The film marks the belated return to the screen of Panji Tengkorak, aka “Panji the Skull Face”, an Indonesian comic book hero created by artist Hans Jaladara in the late 1960s. Panji made his film debut in the 1972 Taiwanese/Indonesian co-production
Panji Tengkorak, which was marketed outside of Indonesia as a vehicle for
Polly Shang Kwan under the English title
Ghostly Face. As for the co-billed Jaka Umbaran, it was a bit more difficult for me to dig up information on him, but he appears, like the oft-portrayed
South Seas Queen, to be a figure pulled from Javanese folklore. His origins seem to involve something about a woman drinking urine from a coconut and then becoming pregnant, and I think it’s best to just leave it at that. Except to say that he is some kind of magical warrior who is shown disemboweling an opponent with his bare hands in the film’s opening scene… and that he appears to be a good guy.
Actor and future Indonesian politician Deddy Sutomo, who played Panji Tengkorak in
Ghostly Face, returns to the role here, although his character appears in the film as much or more by way of reference than anything else. The other characters talk about him a lot when he’s not around, but his time on screen is actually pretty limited, as, for that matter, is Jaka Umbaran’s. Instead the movie’s action seems to center for the most part around a group of female fighters, all with era-appropriate headbands and a variety of mystically enhanced fighting styles. One woman, who fights alongside her older female master, has a long scarf that she uses alternately as a whip, a lasso and a garrote, and which she can also somehow fashion into a javelin when need be. Another momentarily transforms into a hawk whenever she launches an attack. Oh, and, of course, they can all also fly and dematerialize at will. Furthermore, these women participate in a number of somewhat seedy and gratuitous scenes of near nudity that, with all their abrupt cutting, indicate that
Panji Tengkorak vs. Jaka Umbaran fell pretty heavily under the blade of the Indonesian censor.
Despite my total lack of understanding of all of the complex rivalries that seem to be at play in the film, I did get a grasp -- I
think -- of at least one plot element. It seems that once again, just as in
Ghostly Face, Panji Tengkorak is being unjustly incriminated by the actions of an impostor. In this instance, it’s a gang of no goods who have one of their number don a duplicate of Panji’s distinctive skull mask in order to abduct and torment a young woman. This all goes some way toward demonstrating the downside of adopting a disguise, as the nefarious actions of numerous counterfeit Santos have also shown. In any case, this seems to be the reason that Jaka Umbaran has it in for Panji, and also the reason that, once the two heroes meet for their final showdown, it is short lived. For it is not long before both realize that they are fighting on the same side, ultimately combining forces to defeat their common enemy in a flurry of body-exploding kung fu magic.

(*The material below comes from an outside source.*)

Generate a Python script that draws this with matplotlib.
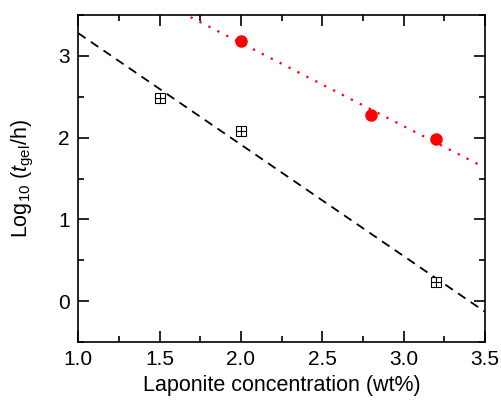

Though he indeed crams his movie with as much fist-flying action as it could possibly contain, the approach that director M. Sharieffudin takes to filming that action is not all that dynamic. He instead tends to film his fights in long takes, punctuating them with overdramatic, Bollywood-style reaction shots comprised of rapid back-and-forth cuts and staggered shock zooms on sweaty close-ups of the actors’ grimacing mugs. This technique puts the onus on those actors to communicate the furious velocity and punishing intensity of these fights themselves, which, due to some apparent aptitude in the areas of acrobatics and actual fighting, most of them accomplish pretty well. When that fails, of course, there is also lots of wire-and-reverse-motion-assisted leaping and hurling of cartoon auras to take up the slack.
In the final analysis,
Panji Tengkorak vs. Jaka Umbaran demonstrates everything that’s great about Indonesian action cinema without being a particularly exceptional example of it. I think the reason I enjoyed it to the great extent that I did was the necessarily immersive approach that I took to watching it, and that, had I actually understood the niceties of its story, I might just have been distracted from appreciating its real virtues. It’s good to be reminded of this from time to time, because I at times feel that there’s something disingenuous in my so frequently bemoaning this or that film’s lack of English subtitles. It’s like, in getting caught up in my perceived duties as a random guy writing about movies on the internet, I forget the unique, brain-chemistry-altering pleasures that watching movies under such circumstance has given me -- the very pleasures, in fact, that made me want to write about watching movies in the first place, no matter how hard the experience might sometimes be to convey.
2 comments:
"...an escape from the whole tiresome pose of actually giving a red toss about the motivations, meaning and consequences of actions that conventional narrative demands."
That is the best explanation for liking nonsensical movies I've ever read. I like them myself, but I couldn't have put it into words in that way.
Thanks! Sense is really overrated, isn't it?